As we have discussed in the past, and as a mortgage broker for many years, my fiduciary responsibility was more one of ethics then fiduciary. It was fiduciary in the fact that I believe that I accept a responsibility to both the lender I may be representing at the time as well as to my client, the borrower. Saying this, I am saying that ethically, I have a fiduciary responsibility to both. I first look to my client and to do the best job I can for them. The end result of doing this will produce a loan for some lender under terms and conditions “acceptable” to the client as well as a commission for me.

This is more an ethical approach then a legal approach. Doctors adhere to a code of ethics and swear to them when accepted into the profession. Lawyers abide by a code of ethics when admitted to the Bar and Realtors, such as yourself, acknowledge and agree to abide by the Code of Ethics set forth by the Realtor Association(s). The military has a Code of Ethics every soldier acknowledges and agrees to abide by.

Ethics cannot be mandated by law. It is a voluntary performance that rests with a person’s own inner being. Each one of us must look into the mirror every morning and decide if we like what we see.

Once, realtors always represented the seller. I never thought this was right but I noticed that even though they had this so called “fiduciary” responsibility to the seller, the one’s I worked with advised me properly. They answered my questions fairly and honestly, they told me what other homes in that neighborhood sold for, they even advised me that the asking price might be a little to high. Did they violate fiduciary? No, they helped create a sale that both seller and buyer were happy with as evidenced by the “offer and acceptance”. Had there been a dissatisfied party to the transaction then there would not have been an offer or may not have been an acceptance. Once both parties agreed, their signatures attested to the fact that they were both satisfied. Now that’s a good deal when all parties to the transaction, including the realtor who got a commission, are satisfied.

We can legislate fiduciary responsibility as some states are doing but we cannot legislate morality or ethics.

I have taught many on sales, written sales training manuals and did sales training for many different industries. What I teach first and foremost is that we ARE salespersons, most working on commission. If we put our client/customer first, the supplier or product we are selling second and our commission last, we will more often then not be successful in that transaction making ALL parties satisfied. This almost sounds like a form of fiduciary responsibility.
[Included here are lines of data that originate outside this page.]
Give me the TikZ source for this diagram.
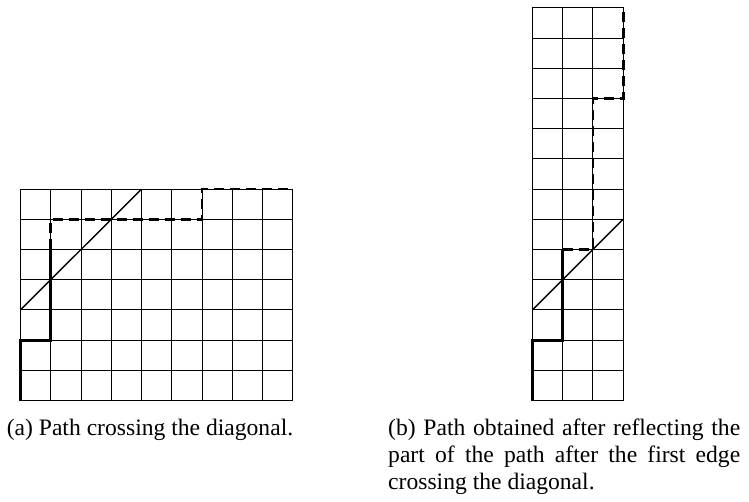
\documentclass[tikz,border=0pt]{standalone}
\usepackage{fontspec}
\setmainfont{Liberation Serif}
\begin{document}
\begin{tikzpicture}[x=1pt,y=1pt,
  gridline/.style={line width=1pt, black},
  diagline/.style={line width=1.4pt, black},
  solidpath/.style={line width=2.8pt, black, line join=miter},
  dashpath/.style={line width=2.8pt, black, dash pattern=on 10pt off 6pt},
  captext/.style={inner sep=0pt, font=\fontsize{23.6}{27}\selectfont}]
\useasboundingbox (0,0) rectangle (749,501);
% left grid
\begin{scope}[shift={(20.5pt,100.5pt)}, x=30.25pt, y=30.2pt]
  \foreach \i in {0,...,9} \draw[gridline] (\i,0) -- (\i,7);
  \foreach \j in {0,...,7} \draw[gridline] (0,\j) -- (9,\j);
  \draw[gridline] (0,0) rectangle (9,7);
  \draw[diagline] (0,3) -- (4,7);
  \draw[solidpath] (0,0) -- (0,2) -- (1,2) -- (1,5);
  \draw[dashpath] (1,5) -- (1,6) -- (6,6) -- (6,7) -- (9,7);
\end{scope}
% right grid
\begin{scope}[shift={(532.5pt,100.5pt)}, x=30.2pt, y=30.2pt]
  \foreach \i in {0,...,3} \draw[gridline] (\i,0) -- (\i,13);
  \foreach \j in {0,...,13} \draw[gridline] (0,\j) -- (3,\j);
  \draw[gridline] (0,0) rectangle (3,13);
  \draw[diagline] (0,3) -- (3,6);
  \draw[solidpath] (0,0) -- (0,2) -- (1,2) -- (1,5);
  \draw[dashpath] (1,5) -- (2,5) -- (2,10) -- (3,10) -- (3,13);
\end{scope}
% captions
\node[captext, anchor=base] (capa) at (150,66) {(a) Path crossing the diagonal.};
\node[captext, anchor=base west] (capb) at (388,66) {\parbox[t]{352pt}{\fontsize{23.6}{27}\selectfont
  \makebox[352pt][s]{(b) Path obtained after reflecting the}\\
  \makebox[352pt][s]{part of the path after the first edge}\\
  crossing the diagonal.}};
\end{tikzpicture}
\end{document}
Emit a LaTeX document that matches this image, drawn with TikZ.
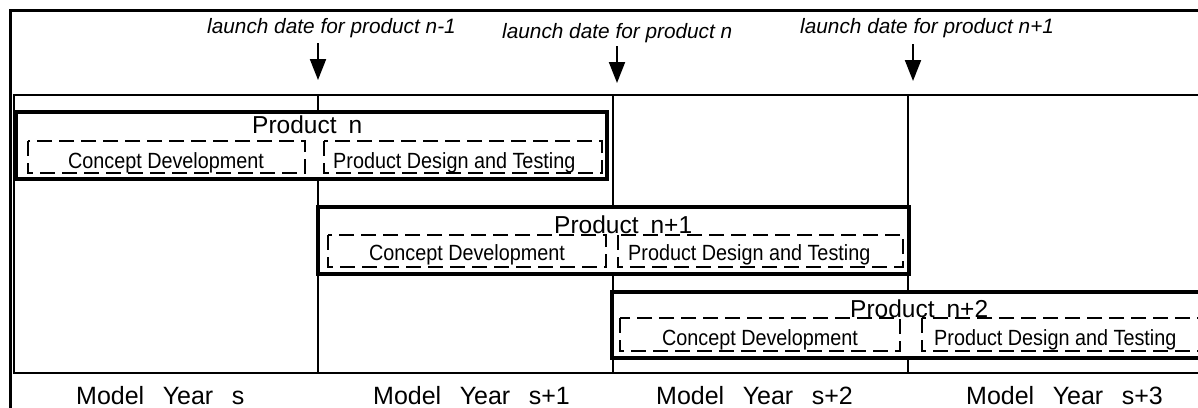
\documentclass[tikz,border=0pt]{standalone}
\usepackage{fontspec}
\setmainfont{Liberation Sans}
\newfontfamily\narrowsans[FakeStretch=0.9]{Liberation Sans}
\usetikzlibrary{arrows.meta}
\tikzset{
	prodbox/.style={line width=4.5pt},
	phasebox/.style={line width=2pt,dash pattern=on 15pt off 7pt},
	launch/.style={anchor=base west,inner sep=0pt,font=\fontsize{20.8}{24}\selectfont\itshape},
	prodtitle/.style={anchor=base west,inner sep=0pt,font=\fontsize{24.5}{28}\selectfont},
	phase/.style={anchor=base west,inner sep=0pt,font=\narrowsans\fontsize{22}{26}\selectfont},
	year/.style={anchor=base west,inner sep=0pt,font=\fontsize{25}{29}\selectfont},
	launcharrow/.style={line width=2pt,-{Triangle[width=16pt,length=21pt]}}
}
\newcommand{\gapw}{\hspace{18.5pt}}
\newcommand{\gapp}{\hspace{12pt}}
\begin{document}
\begin{tikzpicture}[x=1pt,y=-1pt]
				\useasboundingbox (0,0) rectangle (1198,407);
				\clip (0,0) rectangle (1198,407);
				\fill[white] (0,0) rectangle (1198,407);
				\draw[line width=3pt] (1220,10) -- (10,10) -- (10,420);
				\draw[line width=2pt] (1220,95) -- (13.5,95) -- (13.5,373) -- (1220,373);
				\draw[line width=1.5pt] (318,95) -- (318,373);
				\draw[line width=1.5pt] (613,95) -- (613,373);
				\draw[line width=1.5pt] (908,95) -- (908,373);
				\node[launch] (l1) at (207,33) {launch date for product n-1};
				\node[launch] (l2) at (502,38) {launch date for product n};
				\node[launch] (l3) at (800,33) {launch date for product n+1};
				\coordinate (t1) at (318,43);
				\coordinate (h1) at (318,80);
				\coordinate (t2) at (617,46);
				\coordinate (h2) at (617,83);
				\coordinate (t3) at (913,44);
				\coordinate (h3) at (913,81);
				\draw[launcharrow] (t1) -- (h1);
				\draw[launcharrow] (t2) -- (h2);
				\draw[launcharrow] (t3) -- (h3);
				\draw[prodbox,fill=white] (16,112) rectangle (607,179);
				\draw[phasebox] (28,141) rectangle (305,173);
				\draw[phasebox] (324,141) rectangle (602,173);
				\node[prodtitle] (p1) at (252,133) {Product\gapp n};
				\node[phase,anchor=base] (c1) at (166,168) {Concept Development};
				\node[phase] (d1) at (333,168) {Product Design and Testing};
				\draw[prodbox,fill=white] (318,207) rectangle (909,274);
				\draw[phasebox] (328,235) rectangle (606,267);
				\draw[phasebox] (618,235) rectangle (903,267);
				\node[prodtitle] (p2) at (554,233) {Product\gapp n+1};
				\node[phase,anchor=base] (c2) at (467,260) {Concept Development};
				\node[phase] (d2) at (628,260) {Product Design and Testing};
				\draw[prodbox,fill=white] (612,292) rectangle (1215,358);
				\draw[phasebox] (620,318) rectangle (900,351);
				\draw[phasebox] (922,318) rectangle (1210,351);
				\node[prodtitle] (p3) at (850,317) {Product\gapp n+2};
				\node[phase,anchor=base] (c3) at (760,345) {Concept Development};
				\node[phase] (d3) at (934,345) {Product Design and Testing};
				\node[year] (y1) at (76,404) {Model\gapw Year\gapw s};
				\node[year] (y2) at (373,404) {Model\gapw Year\gapw s+1};
				\node[year] (y3) at (656,404) {Model\gapw Year\gapw s+2};
				\node[year] (y4) at (966,404) {Model\gapw Year\gapw s+3};
			\end{tikzpicture}
\end{document}
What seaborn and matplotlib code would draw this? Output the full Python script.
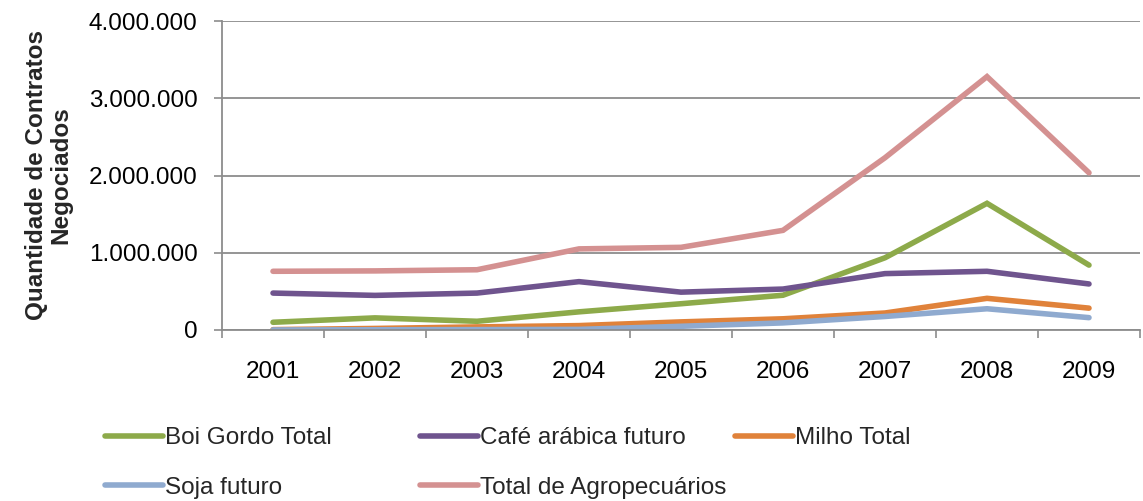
import numpy as np
import pandas as pd
import matplotlib
matplotlib.use("Agg")
import matplotlib.pyplot as plt
import seaborn as sns

# Dados (contratos negociados por ano)
anos = ["2001", "2002", "2003", "2004", "2005", "2006", "2007", "2008", "2009"]
boi_gordo = [100000, 157000, 113000, 235000, 340000, 450000, 935000, 1640000, 840000]
cafe_arabica = [478000, 448000, 478000, 626000, 490000, 530000, 730000, 760000, 596000]
milho = [5000, 20000, 40000, 57000, 105000, 145000, 220000, 410000, 283000]
soja = [1000, 3000, 5000, 8000, 48000, 92000, 175000, 275000, 160000]
total_agro = [760000, 765000, 780000, 1050000, 1070000, 1290000, 2230000, 3280000, 2035000]

series = {
    "Boi Gordo Total": boi_gordo,
    "Café arábica futuro": cafe_arabica,
    "Milho Total": milho,
    "Soja futuro": soja,
    "Total de Agropecuários": total_agro,
}
cores = ["#8DAA4A", "#6F548E", "#E0823A", "#8FAACF", "#D49191"]
y_ticks = [0, 1000000, 2000000, 3000000, 4000000]
y_labels = ["0", "1.000.000", "2.000.000", "3.000.000", "4.000.000"]

df = pd.DataFrame(
    [(i, nome, v) for nome, vals in series.items() for i, v in enumerate(vals)],
    columns=["ano", "serie", "valor"],
)

sns.set_theme(style="white")
plt.rcParams["font.family"] = ["Liberation Sans", "DejaVu Sans"]

fig = plt.figure(figsize=(11.43, 5.01), dpi=100)
ax = fig.add_axes([222 / 1143, 1 - 330 / 501, 918 / 1143, 309 / 501])

sns.lineplot(data=df, x="ano", y="valor", hue="serie", palette=cores,
             linewidth=4.0, ax=ax, legend=True, solid_capstyle="round",
             solid_joinstyle="miter")
handles, labels = ax.get_legend_handles_labels()
ax.get_legend().remove()

cinza = "#8C8C8C"
ax.set_xlim(-0.5, 8.5)
ax.set_ylim(0, 4000000)
ax.set_yticks(y_ticks)
ax.set_yticklabels(y_labels)
ax.set_xticks(range(len(anos)))
ax.set_xticklabels(anos)
ax.set_xticks(np.arange(-0.5, 9.0, 1.0), minor=True)
ax.tick_params(axis="x", which="major", length=0, pad=22, labelsize=17.5, colors="black")
ax.tick_params(axis="x", which="minor", length=6, width=1.2, color=cinza, direction="out", bottom=True)
ax.tick_params(axis="y", length=5.5, width=1.2, color=cinza, direction="out", pad=12,
               labelsize=17.5, left=True, labelcolor="black")
ax.grid(axis="y", color=cinza, linewidth=1.3)
ax.set_axisbelow(True)
for s in ["top", "right"]:
    ax.spines[s].set_visible(False)
for s in ["left", "bottom"]:
    ax.spines[s].set_color(cinza)
    ax.spines[s].set_linewidth(1.3)

ax.set_xlabel("")
ax.set_ylabel("Quantidade de Contratos\nNegociados", fontsize=17.5, fontweight="bold",
              linespacing=1.05)
ax.yaxis.set_label_coords(-0.163, 0.5)

# legenda em 3 colunas, preenchida por linha
colunas = [[0, 3], [1, 4], [2]]
xs = [105, 420, 735]
for x0, idx in zip(xs, colunas):
    leg = fig.legend([handles[i] for i in idx], [labels[i] for i in idx],
                     loc="upper left", bbox_to_anchor=(x0 / 1143, 1 - 427 / 501),
                     frameon=False, fontsize=17.5, handlelength=2.4,
                     handletextpad=0.05, borderpad=0, borderaxespad=0,
                     labelspacing=1.15)
    for ln in leg.get_lines():
        ln.set_linewidth(4.0)

fig.savefig("out.png", dpi=100)
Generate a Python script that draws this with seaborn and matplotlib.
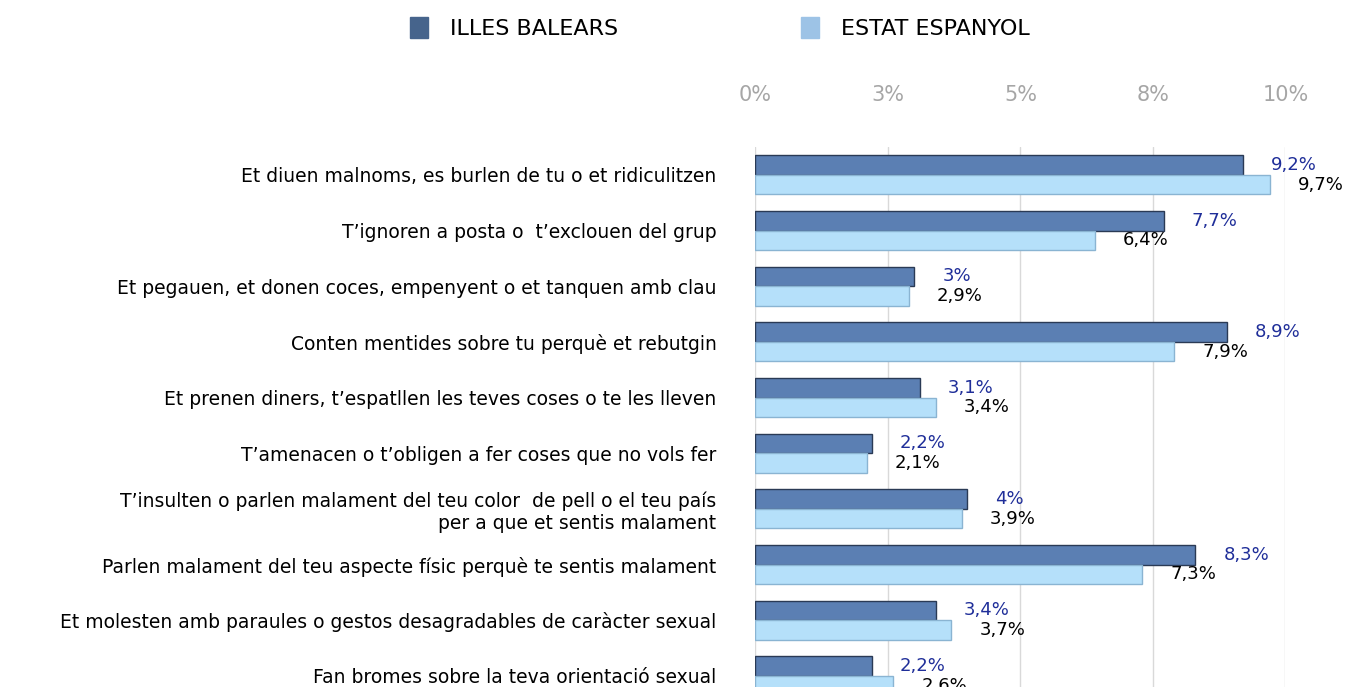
import pandas as pd
import matplotlib.pyplot as plt
import seaborn as sns
from matplotlib.patches import Patch

sns.set_style("white")
plt.rcParams['font.family'] = ['DejaVu Sans']
plt.rcParams['text.color'] = 'black'
plt.rcParams['ytick.color'] = 'black'

categories = [
    "Et diuen malnoms, es burlen de tu o et ridiculitzen",
    "T’ignoren a posta o  t’exclouen del grup",
    "Et pegauen, et donen coces, empenyent o et tanquen amb clau",
    "Conten mentides sobre tu perquè et rebutgin",
    "Et prenen diners, t’espatllen les teves coses o te les lleven",
    "T’amenacen o t’obligen a fer coses que no vols fer",
    "T’insulten o parlen malament del teu color  de pell o el teu país\nper a que et sentis malament",
    "Parlen malament del teu aspecte físic perquè te sentis malament",
    "Et molesten amb paraules o gestos desagradables de caràcter sexual",
    "Fan bromes sobre la teva orientació sexual",
]
illes_balears = [9.2, 7.7, 3.0, 8.9, 3.1, 2.2, 4.0, 8.3, 3.4, 2.2]
estat_espanyol = [9.7, 6.4, 2.9, 7.9, 3.4, 2.1, 3.9, 7.3, 3.7, 2.6]
groups = ["ILLES BALEARS", "ESTAT ESPANYOL"]
tick_values = [0, 2.5, 5, 7.5, 10]
tick_labels = ["0%", "3%", "5%", "8%", "10%"]

colors = {"ILLES BALEARS": "#5B7FB3", "ESTAT ESPANYOL": "#B5E0FA"}
edges = {"ILLES BALEARS": "#2A3A55", "ESTAT ESPANYOL": "#8AB4D2"}
label_colors = {"ILLES BALEARS": "#1F2E99", "ESTAT ESPANYOL": "black"}

df = pd.DataFrame({
    "cat": categories * 2,
    "group": [groups[0]] * len(categories) + [groups[1]] * len(categories),
    "value": illes_balears + estat_espanyol,
})

fig = plt.figure(figsize=(13.56, 6.87), dpi=100)
ax = fig.add_axes([0.557, 0.0, 0.391, 0.786])

sns.barplot(data=df, y="cat", x="value", hue="group", hue_order=groups,
            order=categories, orient="h", palette=colors, saturation=1,
            width=0.7, ax=ax, legend=False)

# bar edges + value labels
for container, g in zip(ax.containers, groups):
    for bar in container:
        bar.set_edgecolor(edges[g])
        bar.set_linewidth(1.0)
    vals = df[df["group"] == g]["value"].tolist()
    for bar, v in zip(container, vals):
        txt = f"{v:g}".replace(".", ",") + "%"
        ax.annotate(txt, (bar.get_width(), bar.get_y() + bar.get_height() / 2),
                    xytext=(28, 0), textcoords="offset pixels",
                    ha="left", va="center", fontsize=13,
                    color=label_colors[g], annotation_clip=False)

ax.set_xlim(0, 10)
ax.set_ylim(9.2, -0.5)
ax.xaxis.tick_top()
ax.set_xticks(tick_values)
ax.set_xticklabels(tick_labels, color="#A6A6A6", fontsize=15)
ax.tick_params(axis="x", length=0, pad=30)
ax.tick_params(axis="y", length=0, pad=28, labelsize=13.5, labelcolor="black")
ax.grid(axis="x", color="#D9D9D9", linewidth=1)
ax.set_axisbelow(True)
ax.set_xlabel("")
ax.set_ylabel("")
for s in ax.spines.values():
    s.set_visible(False)

handles = [Patch(facecolor="#46648C", edgecolor="#46648C"),
           Patch(facecolor="#9DC3E6", edgecolor="#9DC3E6")]
fig.legend(handles, groups, loc="center", bbox_to_anchor=(0.531, 0.959),
           ncol=2, frameon=False, fontsize=16, handlelength=0.8,
           handleheight=1.1, handletextpad=1.0, columnspacing=8.2,
           labelcolor="black")

fig.savefig("out.png", dpi=100)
Fiduciary responsibility is mandated in many different professions, yet abuses and violations still occur in all of them. It is up to our corporate leaders at all levels, CEO, VP, upper level Manager, Mid Level Managers and Supervisors to mandate and monitor ETHICAL performance all the way down the line.

We are all too profit driven rather then fairness driven. I speak of our large and major corporations as they are at the top of my ethics pyramid. An ethics driven business society could have prevented the ENRONs of the country from occurring as well as the current crisis we are in.